Each of these crises relates to poor corporate governance, whether it is the way they view and treat customers, workers or the wider society, all having a profound financial impact. It is the role of organisations to mitigate risk in these circumstances, whether that be preventing the instances from happening, or simply responding to them when they do happen.
It’s not news that high profile crises have a detrimental impact on businesses. What is interesting however is that it is crises revealing weak CSR and poor corporate governance that have the biggest impact. 2017 saw the emergence of corporate governance as a c-suite and government level issue, and for good reason.
Reputation can account for as much as 75 per cent of a company’s value (Source: Economist Intelligence Unit), this indicates the level of risk that companies expose themselves to through inadequate corporate governance mechanisms.
Additionally, according to our research, corporate governance – perceptions of fairness, ethics and transparency – has a more significant impact on company reputation than ever before. Governance now counts for 17.2 per cent of overall reputation, second only to perceptions of products and services.
Business leaders are certainly aware that CSR and corporate governance are important, but alarmingly, it still doesn’t seem to be integral to business strategy.
Soon enough, industry leaders will realise that this needs to be addressed. Now that we are firmly living in the digital age of freely accessible and widely shared information it is impossible to hide poor business practices. Those businesses that place transparency and corporate governance at their heart are the ones that will succeed.
We are already seeing this pay off. According to our data, the companies with the best reputations for CSR in 2017 were Lego, Microsoft and Google. Google had held the top spot, but lost a number of points due to high profile tax scandals. However, the tech giant finds itself in the top three for a number of reasons, one of which is because the leadership is actively engaged in CSR.
Sundar Pichai is a very private CEO, but sees it as his duty to speak up about the causes he believes in, specifically, what he feels are unfair immigration policies put forward by the US president. This is one of the five key principles to having a good reputation in terms of corporate responsibility.
CSR must also align with corporate purpose. Lego and Disney are good examples of companies excelling at this, Lego is known for working to inspire children through play, while the Disney Institute works to help organisations drive positive cultural change.
Thirdly, a CSR agenda has to be about action and not just rhetoric. Google has recently put the business’s values into action, using technology to help respond to the refugee crisis and helping children bring their voices to life with technology, through community outreach.
The fourth principle is that CSR drives internal and external engagement. Campaigns must be consistent inside and outside an organsation. Staff must feel involved and engaged in order for the work to feel authentic and to have a positive impact.
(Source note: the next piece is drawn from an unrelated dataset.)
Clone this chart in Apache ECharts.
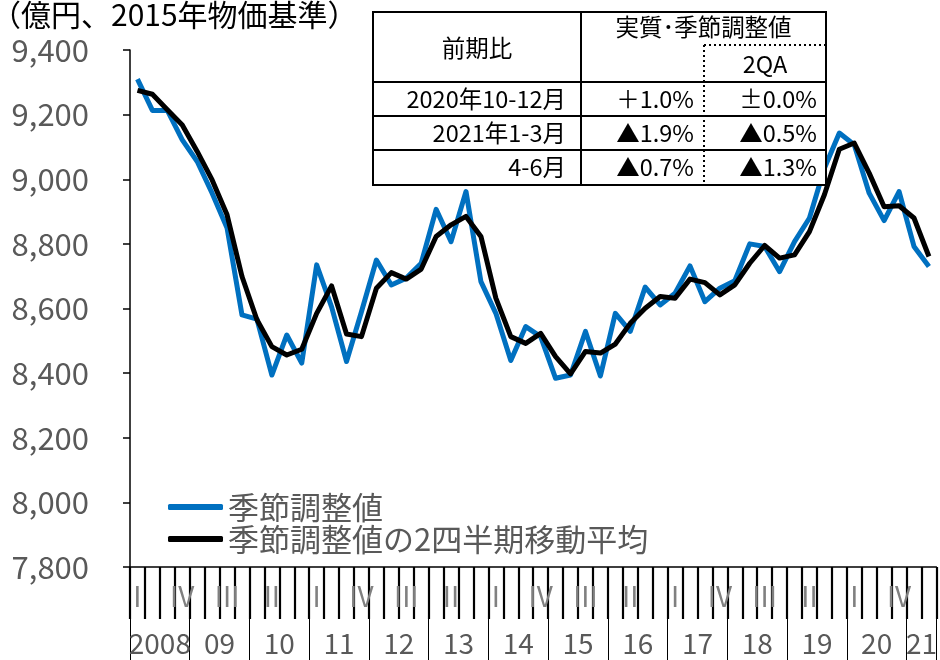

Finally, CSR should focus on human and social interest in order to be relevant and valuable. Cisco launched a very successful “Women Entrepreneurs’ Circle”, while Intel have invested heavily in local communities, giving educational support in technology to local schools and non-profit organisations.
The danger of failing to acknowledge these principles is a drop in overall reputation. Interestingly, considering Google ranked in the top three, Apple saw the biggest drop in the way people perceive its corporate governance.
The company’s closed off approach prevents the general public from learning about the work Apple do beyond their products. And when people don’t know what it is you are doing they tend to assume it isn’t good.